◆ WHAT IS REQUIRED ◆
Copy verbatim the material from its first line to the line that holds "(0,0) rectangle (790,792);", including that line.

=-=-=

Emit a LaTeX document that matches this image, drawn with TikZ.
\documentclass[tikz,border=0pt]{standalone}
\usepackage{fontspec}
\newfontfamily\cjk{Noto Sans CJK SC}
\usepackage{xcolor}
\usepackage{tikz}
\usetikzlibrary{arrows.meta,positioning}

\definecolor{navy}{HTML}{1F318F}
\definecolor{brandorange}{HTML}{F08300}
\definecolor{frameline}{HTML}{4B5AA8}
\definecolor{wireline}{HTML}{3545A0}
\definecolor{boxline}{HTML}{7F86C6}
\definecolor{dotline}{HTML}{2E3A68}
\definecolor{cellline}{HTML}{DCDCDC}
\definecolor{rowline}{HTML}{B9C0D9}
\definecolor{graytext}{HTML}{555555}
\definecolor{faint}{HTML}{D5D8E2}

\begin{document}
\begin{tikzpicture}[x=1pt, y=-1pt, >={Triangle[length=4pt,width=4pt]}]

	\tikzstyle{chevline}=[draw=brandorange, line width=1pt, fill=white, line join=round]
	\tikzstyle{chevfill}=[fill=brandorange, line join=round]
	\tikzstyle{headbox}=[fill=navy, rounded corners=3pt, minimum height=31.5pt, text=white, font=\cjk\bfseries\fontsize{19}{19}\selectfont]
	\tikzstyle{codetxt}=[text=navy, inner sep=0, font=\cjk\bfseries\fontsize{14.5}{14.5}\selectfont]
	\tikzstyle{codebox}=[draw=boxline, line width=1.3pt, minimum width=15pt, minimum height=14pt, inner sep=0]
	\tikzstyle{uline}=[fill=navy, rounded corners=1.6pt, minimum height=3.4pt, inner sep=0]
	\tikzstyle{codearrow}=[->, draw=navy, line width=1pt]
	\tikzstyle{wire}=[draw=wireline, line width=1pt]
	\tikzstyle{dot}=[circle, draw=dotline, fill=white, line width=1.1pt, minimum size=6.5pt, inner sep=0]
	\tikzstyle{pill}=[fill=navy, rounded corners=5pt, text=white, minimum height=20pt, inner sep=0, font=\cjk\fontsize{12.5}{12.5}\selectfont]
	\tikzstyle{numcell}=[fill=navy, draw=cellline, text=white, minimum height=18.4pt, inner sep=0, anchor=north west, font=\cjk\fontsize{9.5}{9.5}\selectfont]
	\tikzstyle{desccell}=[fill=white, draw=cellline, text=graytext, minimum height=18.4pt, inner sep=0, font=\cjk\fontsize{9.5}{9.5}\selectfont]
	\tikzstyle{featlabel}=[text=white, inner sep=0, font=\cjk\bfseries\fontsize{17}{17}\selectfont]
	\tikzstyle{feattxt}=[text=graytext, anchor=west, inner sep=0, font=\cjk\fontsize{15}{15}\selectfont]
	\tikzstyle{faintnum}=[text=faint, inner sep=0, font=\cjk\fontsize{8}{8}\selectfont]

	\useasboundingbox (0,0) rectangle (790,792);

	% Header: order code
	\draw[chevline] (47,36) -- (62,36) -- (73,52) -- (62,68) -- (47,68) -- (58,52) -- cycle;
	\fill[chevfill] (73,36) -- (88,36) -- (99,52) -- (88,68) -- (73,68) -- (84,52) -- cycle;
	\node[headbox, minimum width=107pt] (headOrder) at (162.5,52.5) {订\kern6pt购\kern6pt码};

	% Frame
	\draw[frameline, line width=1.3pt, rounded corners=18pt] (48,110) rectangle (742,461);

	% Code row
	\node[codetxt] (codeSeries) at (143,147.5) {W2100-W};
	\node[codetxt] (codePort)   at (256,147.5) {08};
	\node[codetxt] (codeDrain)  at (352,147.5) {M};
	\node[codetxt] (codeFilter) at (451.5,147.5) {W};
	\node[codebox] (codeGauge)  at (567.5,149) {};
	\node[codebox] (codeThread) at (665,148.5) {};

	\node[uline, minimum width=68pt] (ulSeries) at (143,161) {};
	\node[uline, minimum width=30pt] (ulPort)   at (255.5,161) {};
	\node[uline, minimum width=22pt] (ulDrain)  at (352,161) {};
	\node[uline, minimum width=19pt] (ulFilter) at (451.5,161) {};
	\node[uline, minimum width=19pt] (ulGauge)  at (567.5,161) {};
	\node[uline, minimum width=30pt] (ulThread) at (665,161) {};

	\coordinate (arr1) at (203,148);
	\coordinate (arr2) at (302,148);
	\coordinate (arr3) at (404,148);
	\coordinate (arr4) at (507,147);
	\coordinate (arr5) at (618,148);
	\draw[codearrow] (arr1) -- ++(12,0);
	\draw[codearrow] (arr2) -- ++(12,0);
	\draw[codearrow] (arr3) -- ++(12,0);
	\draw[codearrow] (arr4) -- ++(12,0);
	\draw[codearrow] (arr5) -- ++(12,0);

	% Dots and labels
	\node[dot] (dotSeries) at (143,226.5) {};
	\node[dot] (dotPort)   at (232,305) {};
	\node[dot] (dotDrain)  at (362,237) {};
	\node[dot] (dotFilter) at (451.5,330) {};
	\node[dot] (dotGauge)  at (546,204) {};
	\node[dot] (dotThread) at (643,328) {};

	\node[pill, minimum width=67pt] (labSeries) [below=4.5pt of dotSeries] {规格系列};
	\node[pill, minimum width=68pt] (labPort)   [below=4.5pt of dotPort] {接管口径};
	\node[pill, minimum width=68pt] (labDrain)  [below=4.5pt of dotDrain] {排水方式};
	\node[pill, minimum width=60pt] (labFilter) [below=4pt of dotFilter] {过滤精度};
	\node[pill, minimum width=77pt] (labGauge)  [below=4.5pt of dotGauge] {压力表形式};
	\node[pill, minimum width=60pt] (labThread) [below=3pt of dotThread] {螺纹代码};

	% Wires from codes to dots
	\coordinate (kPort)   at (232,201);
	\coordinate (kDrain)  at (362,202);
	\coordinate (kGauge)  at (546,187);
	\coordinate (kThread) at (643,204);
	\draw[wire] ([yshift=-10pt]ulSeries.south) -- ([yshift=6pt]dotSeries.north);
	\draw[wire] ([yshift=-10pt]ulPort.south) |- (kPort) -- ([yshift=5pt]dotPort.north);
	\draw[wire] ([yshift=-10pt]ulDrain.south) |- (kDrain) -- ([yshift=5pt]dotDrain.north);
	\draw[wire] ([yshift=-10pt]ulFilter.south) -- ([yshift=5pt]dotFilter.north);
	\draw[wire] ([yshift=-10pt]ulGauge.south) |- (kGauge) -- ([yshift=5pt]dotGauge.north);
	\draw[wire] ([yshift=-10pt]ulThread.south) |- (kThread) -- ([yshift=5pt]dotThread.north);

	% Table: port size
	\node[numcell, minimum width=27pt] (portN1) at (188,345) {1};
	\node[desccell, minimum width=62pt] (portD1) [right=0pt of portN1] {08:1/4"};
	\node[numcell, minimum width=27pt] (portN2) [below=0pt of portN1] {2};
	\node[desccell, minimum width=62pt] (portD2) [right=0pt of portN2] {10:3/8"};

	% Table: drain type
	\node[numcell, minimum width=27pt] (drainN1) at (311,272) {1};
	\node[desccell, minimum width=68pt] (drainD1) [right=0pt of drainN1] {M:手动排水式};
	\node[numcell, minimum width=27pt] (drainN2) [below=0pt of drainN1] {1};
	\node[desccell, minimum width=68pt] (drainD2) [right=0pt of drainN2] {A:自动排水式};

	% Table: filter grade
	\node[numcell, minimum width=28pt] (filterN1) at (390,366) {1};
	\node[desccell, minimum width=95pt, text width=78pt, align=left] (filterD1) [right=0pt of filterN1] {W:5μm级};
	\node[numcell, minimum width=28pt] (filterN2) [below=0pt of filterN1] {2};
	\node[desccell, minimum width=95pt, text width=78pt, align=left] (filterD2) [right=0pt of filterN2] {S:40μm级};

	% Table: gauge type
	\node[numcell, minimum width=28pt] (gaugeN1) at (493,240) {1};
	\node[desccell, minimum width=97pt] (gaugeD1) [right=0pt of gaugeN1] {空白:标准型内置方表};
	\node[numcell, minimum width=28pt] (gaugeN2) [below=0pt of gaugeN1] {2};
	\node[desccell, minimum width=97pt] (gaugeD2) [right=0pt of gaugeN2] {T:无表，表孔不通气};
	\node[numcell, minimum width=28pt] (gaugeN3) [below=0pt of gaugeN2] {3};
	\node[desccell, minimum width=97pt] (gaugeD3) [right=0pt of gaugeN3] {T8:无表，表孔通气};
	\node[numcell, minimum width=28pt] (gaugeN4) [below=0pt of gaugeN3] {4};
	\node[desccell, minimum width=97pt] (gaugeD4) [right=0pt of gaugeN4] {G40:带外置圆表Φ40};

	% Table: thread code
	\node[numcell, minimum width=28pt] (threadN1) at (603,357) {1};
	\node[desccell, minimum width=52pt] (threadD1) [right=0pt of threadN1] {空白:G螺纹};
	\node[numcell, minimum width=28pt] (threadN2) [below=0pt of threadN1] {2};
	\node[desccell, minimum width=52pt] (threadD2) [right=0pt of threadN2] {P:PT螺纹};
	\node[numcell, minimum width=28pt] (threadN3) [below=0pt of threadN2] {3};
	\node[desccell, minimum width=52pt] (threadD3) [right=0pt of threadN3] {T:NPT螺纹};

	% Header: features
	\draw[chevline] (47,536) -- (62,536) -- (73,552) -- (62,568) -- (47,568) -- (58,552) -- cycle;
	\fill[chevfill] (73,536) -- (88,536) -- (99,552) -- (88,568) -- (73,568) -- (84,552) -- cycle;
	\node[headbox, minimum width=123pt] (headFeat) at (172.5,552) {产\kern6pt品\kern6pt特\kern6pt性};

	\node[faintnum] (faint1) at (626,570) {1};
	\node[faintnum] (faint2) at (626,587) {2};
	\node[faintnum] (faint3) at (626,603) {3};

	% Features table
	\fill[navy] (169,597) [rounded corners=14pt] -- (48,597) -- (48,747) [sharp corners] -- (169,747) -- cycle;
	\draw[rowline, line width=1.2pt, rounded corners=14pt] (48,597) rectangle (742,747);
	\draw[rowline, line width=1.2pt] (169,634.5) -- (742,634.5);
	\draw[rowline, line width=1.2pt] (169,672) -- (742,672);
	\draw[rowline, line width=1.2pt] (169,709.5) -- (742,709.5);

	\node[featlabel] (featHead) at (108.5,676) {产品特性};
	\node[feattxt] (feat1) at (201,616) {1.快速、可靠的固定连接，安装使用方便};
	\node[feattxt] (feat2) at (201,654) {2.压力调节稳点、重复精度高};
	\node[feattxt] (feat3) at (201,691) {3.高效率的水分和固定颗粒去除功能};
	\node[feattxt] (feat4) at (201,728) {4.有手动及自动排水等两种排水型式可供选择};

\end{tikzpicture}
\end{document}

=-=-=

◆ WORKED SOLUTION ◆
Emit a LaTeX document that matches this image, drawn with TikZ.
\documentclass[tikz,border=0pt]{standalone}
\usepackage{fontspec}
\newfontfamily\cjk{Noto Sans CJK SC}
\usepackage{xcolor}
\usepackage{tikz}
\usetikzlibrary{arrows.meta,positioning}

\definecolor{navy}{HTML}{1F318F}
\definecolor{brandorange}{HTML}{F08300}
\definecolor{frameline}{HTML}{4B5AA8}
\definecolor{wireline}{HTML}{3545A0}
\definecolor{boxline}{HTML}{7F86C6}
\definecolor{dotline}{HTML}{2E3A68}
\definecolor{cellline}{HTML}{DCDCDC}
\definecolor{rowline}{HTML}{B9C0D9}
\definecolor{graytext}{HTML}{555555}
\definecolor{faint}{HTML}{D5D8E2}

\begin{document}
\begin{tikzpicture}[x=1pt, y=-1pt, >={Triangle[length=4pt,width=4pt]}]

	\tikzstyle{chevline}=[draw=brandorange, line width=1pt, fill=white, line join=round]
	\tikzstyle{chevfill}=[fill=brandorange, line join=round]
	\tikzstyle{headbox}=[fill=navy, rounded corners=3pt, minimum height=31.5pt, text=white, font=\cjk\bfseries\fontsize{19}{19}\selectfont]
	\tikzstyle{codetxt}=[text=navy, inner sep=0, font=\cjk\bfseries\fontsize{14.5}{14.5}\selectfont]
	\tikzstyle{codebox}=[draw=boxline, line width=1.3pt, minimum width=15pt, minimum height=14pt, inner sep=0]
	\tikzstyle{uline}=[fill=navy, rounded corners=1.6pt, minimum height=3.4pt, inner sep=0]
	\tikzstyle{codearrow}=[->, draw=navy, line width=1pt]
	\tikzstyle{wire}=[draw=wireline, line width=1pt]
	\tikzstyle{dot}=[circle, draw=dotline, fill=white, line width=1.1pt, minimum size=6.5pt, inner sep=0]
	\tikzstyle{pill}=[fill=navy, rounded corners=5pt, text=white, minimum height=20pt, inner sep=0, font=\cjk\fontsize{12.5}{12.5}\selectfont]
	\tikzstyle{numcell}=[fill=navy, draw=cellline, text=white, minimum height=18.4pt, inner sep=0, anchor=north west, font=\cjk\fontsize{9.5}{9.5}\selectfont]
	\tikzstyle{desccell}=[fill=white, draw=cellline, text=graytext, minimum height=18.4pt, inner sep=0, font=\cjk\fontsize{9.5}{9.5}\selectfont]
	\tikzstyle{featlabel}=[text=white, inner sep=0, font=\cjk\bfseries\fontsize{17}{17}\selectfont]
	\tikzstyle{feattxt}=[text=graytext, anchor=west, inner sep=0, font=\cjk\fontsize{15}{15}\selectfont]
	\tikzstyle{faintnum}=[text=faint, inner sep=0, font=\cjk\fontsize{8}{8}\selectfont]

	\useasboundingbox (0,0) rectangle (790,792);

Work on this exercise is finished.